Não sei como funcionavam em outras cidades, mas aqui em Feira todo bairro tinha aqueles estabelecimentos simples, que nos divertiam tanto quanto um parque de diversões, chamados de locadoras de videogame. Geralmente, eram lugares improvisados, garagens, por exemplo, ou espaços onde um dia funcionaram pequenas mercearias ou armarinhos. Neles ficavam dispostas, umas ao lado das outras, as estações de diversão, que eram basicamente: uma televisão, um videogame, dois controles e um banquinho. E isso bastava.

Os donos das locadoras ficavam munidos de caderneta e relógio, onde marcavam o tempo de jogo. Algumas tinham uma tabelinha com o preço da hora, que ficava mais cara à medida que o aparelho de videogame fosse mais avançado.

Quando a locadora era mais moderna, ao invés de caderneta, atrás do balcão ficavam os controles remotos, que eram usados de forma criativa para marcar o tempo de jogo. A função sleep do televisor, que seria usada para programar a TV antes de dormir e fazer com que ela desligasse em um tempo pré-determinado, encaixou-se perfeitamente para a atividade. Ao terminar o tempo, a TV desligava sozinha, evitando o constrangimento de ter que tomar os controles, para dar oportunidade ao próximo da vez.

Com o tempo, foi-se criando a cultura das locadoras, com uma linguagem própria e gírias de difícil entendimento para quem não fosse do meio. Veja a seguir algumas expressões:

Guardar hora

Era o ato de, ao ocorrer uma eventualidade que obrigasse o jogador sair às pressas, (por exemplo, uma bronca da mãe para ir comprar o pão) ou faltasse luz no bairro, o jogador dizia: “guarda minha hora aí”, e o dono prontamente anotava em sua caderneta quanto tempo de jogo ainda lhe restava, pra ser usado num momento mais oportuno.

Jogar de dois

Expressão usada na socialização do seu tempo de jogo, onde se fazia o uso de jogos que permitiam que duas pessoas jogassem simultaneamente. Era também uma forma de economizar grana, pois o preço da hora não variava com a quantidade de jogadores simultâneos. Exemplificando: se eu fosse jogar uma hora sozinho e o meu amigo também, era mais vantagem, desde que o jogo agradasse ambos, jogar duas horas juntos.

Quem perder entrega

Era uma forma de jogar que funcionava como um torneio. Era posto algum jogo em que pudesse determinar o tempo de partidas, como os jogos de futebol, e, quem perdesse, passava o controle pro próximo amigo. Essa era a modalidade mais econômica pois gerava diversão pra turma toda, apesar de cada um só jogar um pouco.
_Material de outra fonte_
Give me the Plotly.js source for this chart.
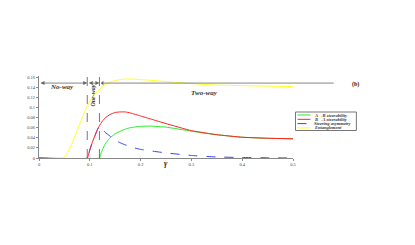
<!DOCTYPE html>
<html>
<head>
<meta charset="utf-8">
<script src="https://cdn.plot.ly/plotly-3.0.1.min.js"></script>
<style>html,body{margin:0;padding:0;background:#fff;}#chart{width:415px;height:245px;}</style>
</head>
<body>
<div id="chart"></div>
<script>
// ---- data ----
const seriesNames = ["A\u2192B steerability", "B\u2192A steerability", "Steering asymmetry", "Entanglement"];

const gammaAB = [0, 0.119, 0.122, 0.125, 0.13, 0.135, 0.14, 0.15, 0.16, 0.17, 0.18, 0.2, 0.22, 0.25, 0.3, 0.35, 0.4, 0.45, 0.5];
const steerAB = [0, 0, 0.009, 0.017, 0.027, 0.034, 0.040, 0.048, 0.053, 0.057, 0.060, 0.0625, 0.063, 0.061, 0.053, 0.046, 0.041, 0.039, 0.038];

const gammaBA = [0, 0.095, 0.1, 0.105, 0.11, 0.115, 0.119, 0.125, 0.13, 0.14, 0.15, 0.16, 0.17, 0.18, 0.2, 0.22, 0.25, 0.3, 0.35, 0.4, 0.45, 0.5];
const steerBA = [0, 0, 0.016, 0.031, 0.044, 0.056, 0.064, 0.073, 0.079, 0.086, 0.090, 0.091, 0.091, 0.089, 0.083, 0.077, 0.068, 0.054, 0.046, 0.041, 0.039, 0.038];

const gammaAsym = [0, 0.095, 0.1, 0.105, 0.11, 0.115, 0.119, 0.125, 0.13, 0.14, 0.15, 0.16, 0.18, 0.2, 0.22, 0.25, 0.3, 0.35, 0.4, 0.45, 0.5];
const asym = [0, 0, 0.016, 0.031, 0.044, 0.056, 0.064, 0.057, 0.051, 0.043, 0.035, 0.030, 0.022, 0.017, 0.014, 0.010, 0.005, 0.002, 0.001, 0.0005, 0];

const gammaEnt = [0, 0.045, 0.05, 0.055, 0.06, 0.065, 0.07, 0.075, 0.08, 0.085, 0.09, 0.095, 0.1, 0.11, 0.12, 0.13, 0.14, 0.15, 0.16, 0.17, 0.18, 0.19, 0.2, 0.22, 0.25, 0.3, 0.35, 0.4, 0.45, 0.5];
const entang = [0, 0, 0.002, 0.009, 0.018, 0.029, 0.041, 0.054, 0.067, 0.080, 0.092, 0.103, 0.112, 0.126, 0.137, 0.145, 0.150, 0.153, 0.155, 0.156, 0.156, 0.1557, 0.155, 0.1535, 0.151, 0.147, 0.144, 0.143, 0.142, 0.141];

const xTicks = [0, 0.1, 0.2, 0.3, 0.4, 0.5];
const yTicks = [0, 0.02, 0.04, 0.06, 0.08, 0.1, 0.12, 0.14, 0.16];
const regionBounds = [0, 0.095, 0.119, 0.58];
const regionLabels = ["No-way", "One-way", "Two-way"];
const arrowLevel = 0.148;
const panelLabel = "(b)";
const xTitle = "\u03b3";

// ---- styles ----
const colors = ["#22ee22", "#ff2222", "#3344ff", "#ffff22"];
const dashes = ["solid", "solid", "dash", "solid"];
const serif = "Liberation Serif, DejaVu Serif, serif";

const xs = [gammaAB, gammaBA, gammaAsym, gammaEnt];
const ys = [steerAB, steerBA, asym, entang];
const order = [3, 2, 0, 1];
const traces = order.map(i => ({
  x: xs[i], y: ys[i], type: "scatter", mode: "lines", name: seriesNames[i],
  line: {color: colors[i], width: 1, dash: dashes[i], shape: "spline", smoothing: 0.35},
  showlegend: false, cliponaxis: false
}));

// plot geometry helpers for legend placement (paper coords)
const L = 39, T = 76, W = 254.5, H = 82;
const px = p => (p - L) / W;
const py = p => (T + H - p) / H;

const shapes = [];
const annotations = [];
// dashed boundaries
[regionBounds[1], regionBounds[2]].forEach(b => {
  shapes.push({type: "line", xref: "x", yref: "paper", x0: b, x1: b, y0: 0, y1: py(73),
    line: {color: "#555", width: 0.8, dash: "dash"}});
});
// region arrows
for (let k = 0; k < 3; k++) {
  annotations.push({x: regionBounds[k + 1], y: arrowLevel, ax: regionBounds[k], ay: arrowLevel,
    xref: "x", yref: "y", axref: "x", ayref: "y", text: "", showarrow: true,
    arrowside: k === 2 ? "start" : "end+start", arrowhead: 2, arrowsize: 1, arrowwidth: 0.8,
    arrowcolor: "#666", standoff: 0, startstandoff: 0});
}
annotations.push({x: 0.045, y: 0.141, xref: "x", yref: "y", text: "<b><i>" + regionLabels[0] + "</i></b>",
  showarrow: false, font: {family: serif, size: 7, color: "#333"}});
annotations.push({x: 0.107, y: 0.124, xref: "x", yref: "y", text: "<b><i>" + regionLabels[1] + "</i></b>",
  showarrow: false, textangle: -90, font: {family: serif, size: 6, color: "#333"}, bgcolor: "rgba(0,0,0,0)"});
annotations.push({x: 0.325, y: 0.129, xref: "x", yref: "y", text: "<b><i>" + regionLabels[2] + "</i></b>",
  showarrow: false, font: {family: serif, size: 7, color: "#333"}});
annotations.push({x: px(362), y: py(79), xref: "paper", yref: "paper", text: "<b>" + panelLabel + "</b>",
  showarrow: false, font: {family: serif, size: 6, color: "#222"}});
annotations.push({x: 0.5, y: py(170), xref: "paper", yref: "paper", text: "<b><i>" + xTitle + "</i></b>",
  showarrow: false, font: {family: serif, size: 8, color: "#222"}});

// custom compact legend
shapes.push({type: "rect", xref: "paper", yref: "paper", x0: px(296), x1: px(357), y0: py(112), y1: py(130.5),
  line: {color: "#777", width: 1}, fillcolor: "#fff"});
const rowsY = [115, 119.3, 123.6, 127.9];
for (let i = 0; i < 4; i++) {
  shapes.push({type: "line", xref: "paper", yref: "paper", x0: px(298), x1: px(311), y0: py(rowsY[i]), y1: py(rowsY[i]),
    line: {color: colors[i], width: 1, dash: dashes[i] === "dash" ? "dash" : "solid"}});
  annotations.push({x: px(313), y: py(rowsY[i]), xref: "paper", yref: "paper", xanchor: "left", yanchor: "middle",
    text: "<b><i>" + seriesNames[i] + "</i></b>", showarrow: false,
    font: {family: serif, size: 4.5, color: "#333"}});
}

const layout = {
  width: 415, height: 245,
  margin: {l: L, r: 415 - L - W, t: T, b: 245 - T - H, pad: 0},
  paper_bgcolor: "#fff", plot_bgcolor: "#fff",
  showlegend: false,
  xaxis: {range: [0, 0.5], tickvals: xTicks, ticktext: xTicks.map(String), showgrid: false, zeroline: false,
    showline: true, linecolor: "#888", linewidth: 1, ticks: "outside", ticklen: 2, tickcolor: "#888",
    tickfont: {family: serif, size: 4.5, color: "#444"}},
  yaxis: {range: [0, 0.162], tickvals: yTicks, ticktext: yTicks.map(String), showgrid: false, zeroline: false,
    showline: true, linecolor: "#888", linewidth: 1, ticks: "outside", ticklen: 2, tickcolor: "#888",
    tickfont: {family: serif, size: 4.5, color: "#444"}},
  shapes: shapes,
  annotations: annotations
};

Plotly.newPlot("chart", traces, layout, {staticPlot: true, displayModeBar: false});
</script>
</body>
</html>
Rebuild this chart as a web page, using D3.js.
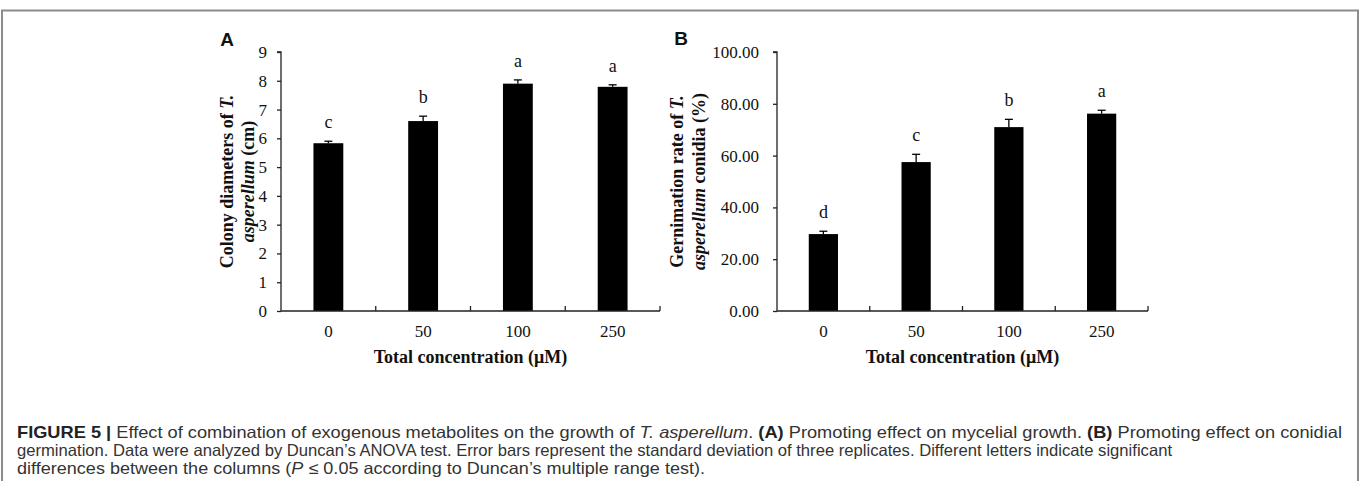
<!DOCTYPE html>
<html>
<head>
<meta charset="utf-8">
<script src="https://cdn.jsdelivr.net/npm/d3@7"></script>
<style>
  html, body { margin: 0; padding: 0; background: #fff; }
  svg { display: block; }
</style>
</head>
<body>
<svg id="chart" width="1360" height="481"></svg>
<script>
// ---------- data ----------
const categories = ["0", "50", "100", "250"];

const colonyDiameter = [5.83, 6.60, 7.90, 7.79];
const colonyError    = [0.07, 0.17, 0.13, 0.07];
const colonyLetters  = ["c", "b", "a", "a"];
const colonyTicks    = [0, 1, 2, 3, 4, 5, 6, 7, 8, 9];

const germRate    = [29.7, 57.5, 71.0, 76.2];
const germError   = [1.1, 3.0, 3.0, 1.3];
const germLetters = ["d", "c", "b", "a"];
const germTicks   = [0, 20, 40, 60, 80, 100];

const xTitle = "Total concentration (\u03bcM)";

const svg = d3.select("#chart");
const serif = "'Liberation Serif', 'Times New Roman', serif";
const sans = "'Liberation Sans', Arial, sans-serif";

// frame
const frame = svg.append("g").attr("stroke", "#8c8c8c").attr("stroke-width", 2).attr("fill", "none");
frame.append("path").attr("d", "M2,481 V10.5 H1358 V481");

function panel(opts) {
  const g = svg.append("g");
  const x = d3.scaleBand().domain(categories).range(opts.xRange).padding(0);
  const y = d3.scaleLinear().domain([0, opts.yMax]).range([311, 52]);
  const bw = x.bandwidth() * 0.315;

  // bars
  g.selectAll("rect.bar").data(opts.values).join("rect")
    .attr("x", (d, i) => x(categories[i]) + x.bandwidth() / 2 - bw / 2)
    .attr("y", d => y(d))
    .attr("width", bw)
    .attr("height", d => y(0) - y(d))
    .attr("fill", "#000");

  // error bars (upper)
  opts.values.forEach((v, i) => {
    const cx = x(categories[i]) + x.bandwidth() / 2;
    const top = y(v + opts.errors[i]);
    g.append("line").attr("x1", cx).attr("x2", cx).attr("y1", y(v)).attr("y2", top)
      .attr("stroke", "#000").attr("stroke-width", 1.3);
    g.append("line").attr("x1", cx - 4).attr("x2", cx + 4).attr("y1", top).attr("y2", top)
      .attr("stroke", "#000").attr("stroke-width", 1.3);
    g.append("text").attr("x", cx).attr("y", top - 13)
      .attr("text-anchor", "middle").attr("font-family", serif).attr("font-size", 18)
      .attr("fill", "#111").text(opts.letters[i]);
  });

  // y axis
  const ya = d3.axisLeft(y).tickValues(opts.ticks).tickSize(4).tickPadding(opts.tickPad)
    .tickFormat(opts.fmt);
  const yg = g.append("g").attr("transform", `translate(${opts.xRange[0]},0)`).call(ya);
  yg.select(".domain").attr("stroke", "#222").attr("stroke-width", 1.3).attr("d", `M-4,${y(opts.yMax)}H0V${y(0)}`);
  yg.selectAll(".tick line").attr("stroke", "#222").attr("stroke-width", 1.3);
  yg.selectAll(".tick text").attr("font-family", serif).attr("font-size", 17).attr("fill", "#111");

  // x axis
  const x0 = opts.xRange[0], x1 = opts.xRange[1];
  g.append("line").attr("x1", x0).attr("x2", x1).attr("y1", y(0)).attr("y2", y(0))
    .attr("stroke", "#222").attr("stroke-width", 1.3);
  const bounds = categories.map(c => x(c)).concat([x1]).slice(1);
  bounds.forEach(b => {
    g.append("line").attr("x1", b).attr("x2", b).attr("y1", y(0)).attr("y2", y(0) - 5)
      .attr("stroke", "#222").attr("stroke-width", 1.3);
  });
  categories.forEach(c => {
    g.append("text").attr("x", x(c) + x.bandwidth() / 2).attr("y", 337)
      .attr("text-anchor", "middle").attr("font-family", serif).attr("font-size", 17)
      .attr("fill", "#111").text(c);
  });
  g.append("text").attr("x", (x0 + x1) / 2).attr("y", 363)
    .attr("text-anchor", "middle").attr("font-family", serif).attr("font-size", 18)
    .attr("font-weight", "bold").attr("fill", "#111").text(xTitle);

  // y title (two lines)
  const cy = (y(0) + y(opts.yMax)) / 2;
  opts.yTitle.forEach((parts, li) => {
    const t = g.append("text")
      .attr("transform", `translate(${opts.yTitleX[li]},${cy}) rotate(-90)`)
      .attr("dy", "0.35em").attr("text-anchor", "middle")
      .attr("font-family", serif).attr("font-size", 18).attr("font-weight", "bold").attr("fill", "#111");
    parts.forEach(p => t.append("tspan").attr("font-style", p[1] ? "italic" : "normal").text(p[0]));
  });

  // panel letter
  g.append("text").attr("x", opts.letterPos[0]).attr("y", opts.letterPos[1])
    .attr("text-anchor", "middle").attr("font-family", sans).attr("font-weight", "bold")
    .attr("font-size", 19).attr("fill", "#111").text(opts.panelLetter);
}

panel({
  xRange: [281, 660], yMax: 9, values: colonyDiameter, errors: colonyError,
  letters: colonyLetters, ticks: colonyTicks, fmt: d3.format("d"), tickPad: 10,
  yTitle: [[["Colony diameters of ", false], ["T.", true]], [["asperellum", true], [" (cm)", false]]],
  yTitleX: [227, 248], panelLetter: "A", letterPos: [227, 46]
});

panel({
  xRange: [777, 1148], yMax: 100, values: germRate, errors: germError,
  letters: germLetters, ticks: germTicks, fmt: d3.format(".2f"), tickPad: 14,
  yTitle: [[["Gernimation rate of ", false], ["T.", true]], [["asperellum", true], [" conidia (%)", false]]],
  yTitleX: [677, 699], panelLetter: "B", letterPos: [681, 45]
});

// caption
const capFont = "'Liberation Sans Narrow', 'Liberation Sans', Arial, sans-serif";
const captionLines = [
  [["FIGURE 5 | ", "b"], ["Effect of combination of exogenous metabolites on the growth of ", ""], ["T. asperellum", "i"], [". ", ""], ["(A)", "b"], [" Promoting effect on mycelial growth. ", ""], ["(B)", "b"], [" Promoting effect on conidial", ""]],
  [["germination. Data were analyzed by Duncan\u2019s ANOVA test. Error bars represent the standard deviation of three replicates. Different letters indicate significant", ""]],
  [["differences between the columns (", ""], ["P", "i"], [" \u2264 0.05 according to Duncan\u2019s multiple range test).", ""]]
];
const captionWidths = [1325, 1155, 688];
const captionY = [438, 456, 474];
captionLines.forEach((line, i) => {
  const t = svg.append("text").attr("x", 17).attr("y", captionY[i])
    .attr("font-family", capFont).attr("font-size", 16.5).attr("fill", "#333")
    .attr("textLength", captionWidths[i]).attr("lengthAdjust", "spacingAndGlyphs");
  line.forEach(p => {
    t.append("tspan")
      .attr("font-weight", p[1] === "b" ? "bold" : "normal")
      .attr("font-style", p[1] === "i" ? "italic" : "normal")
      .attr("fill", p[1] === "b" ? "#222" : "#333")
      .text(p[0]);
  });
});
</script>
</body>
</html>
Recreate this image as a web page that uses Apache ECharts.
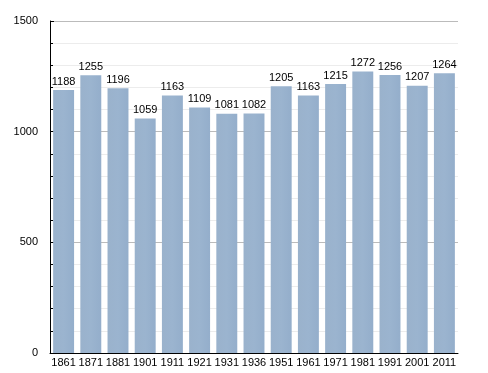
<!DOCTYPE html>
<html><head><meta charset="utf-8">
<script src="https://cdn.jsdelivr.net/npm/echarts@6/dist/echarts.min.js"></script>
<style>html,body{margin:0;padding:0;background:#fff}#c{width:488px;height:373px}</style>
</head><body><div id="c"></div>
<script>
var years = ['1861','1871','1881','1901','1911','1921','1931','1936','1951','1961','1971','1981','1991','2001','2011'];
var population = [1188,1255,1196,1059,1163,1109,1081,1082,1205,1163,1215,1272,1256,1207,1264];
var yTicks = [0,500,1000,1500];

var chart = echarts.init(document.getElementById('c'), null, {renderer:'canvas'});
var font = 'Liberation Sans, Arial, sans-serif';
chart.setOption({
  animation:false,
  grid:{left:50,right:30,top:21,bottom:20,containLabel:false},
  xAxis:{
    type:'category', data:years,
    axisLine:{lineStyle:{color:'#000',width:1}},
    axisTick:{show:false},
    axisLabel:{color:'#000',fontFamily:font,fontSize:11,margin:4,interval:0}
  },
  yAxis:{
    type:'value', min:yTicks[0], max:yTicks[yTicks.length-1], interval:500,
    axisLine:{show:true,lineStyle:{color:'#000',width:1}},
    axisTick:{show:true,inside:true,length:4,lineStyle:{color:'#000'}},
    minorTick:{show:true,splitNumber:5,length:3,lineStyle:{color:'#000'}},
    splitLine:{show:true,lineStyle:{color:'#bbbbbb',width:1}},
    minorSplitLine:{show:true,lineStyle:{color:'#ececec',width:1}},
    axisLabel:{color:'#000',fontFamily:font,fontSize:11,margin:12,formatter:function(v){return String(v);}}
  },
  series:[{
    type:'bar', data:population, barCategoryGap:'23%',
    itemStyle:{color:new echarts.graphic.LinearGradient(0,0,1,0,[
      {offset:0,color:'#9ab2cc'},{offset:0.5,color:'#9bb4cf'},{offset:1,color:'#94aecb'}])},
    label:{show:true,position:'top',color:'#000',fontFamily:font,fontSize:11,distance:3}
  }]
});
</script></body></html>
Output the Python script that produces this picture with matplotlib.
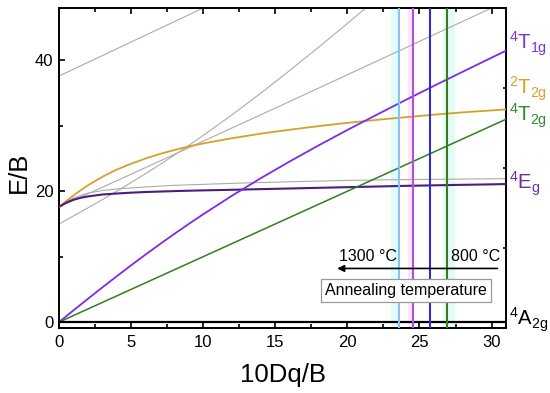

Também era uma modalidade não muito bem-vista pelos donos da locadora, que viam o estabelecimento encher, e o seu caixa, não.


 

Por parte dos donos, haviam métodos de restrição e punição aos jogadores mal comportados:

Não toque no equipamento

“Em sua casa você mexe na televisão, aqui, quem mexe sou eu” – diziam os donos. Aumentar volume, alterar brilho, cor da televisão, nem pensar. Se tocasse no console do videogame então… era uma ameaça constante de corte de tempo. Tudo isso em prol de garantir mais alguns meses de uso sem precisar levar o equipamento pra assistência técnica.

Derrubou o controle, perde a hora

Essa punição era a mais temida pelos jogadores. Era simples assim: se derrubasse o controle no chão, adeus o tempo de jogo e consequentemente a graninha investida. Se o jogador estivesse tenso ou fizesse calor, sua mão suaria e o medo de derrubar o controle aumentava. Os jogadores mais experientes enxugavam as mão de vez em quando, na camisa, para dificultar a queda.

Quem nasceu em meados dos anos 80 sabe a importância que toda a cultura atrelada aos videogames teve em nossa geração. Vale a lembrança com saudades de uma época que abriu as portas da era digital em que vivemos hoje. Aqui em meu bairro, não era dono de locadora, e sim dona, eu gostava de jogar futebol e corrida “de dois”, e tomava bastante cuidado pra não derrubar o controle. E você?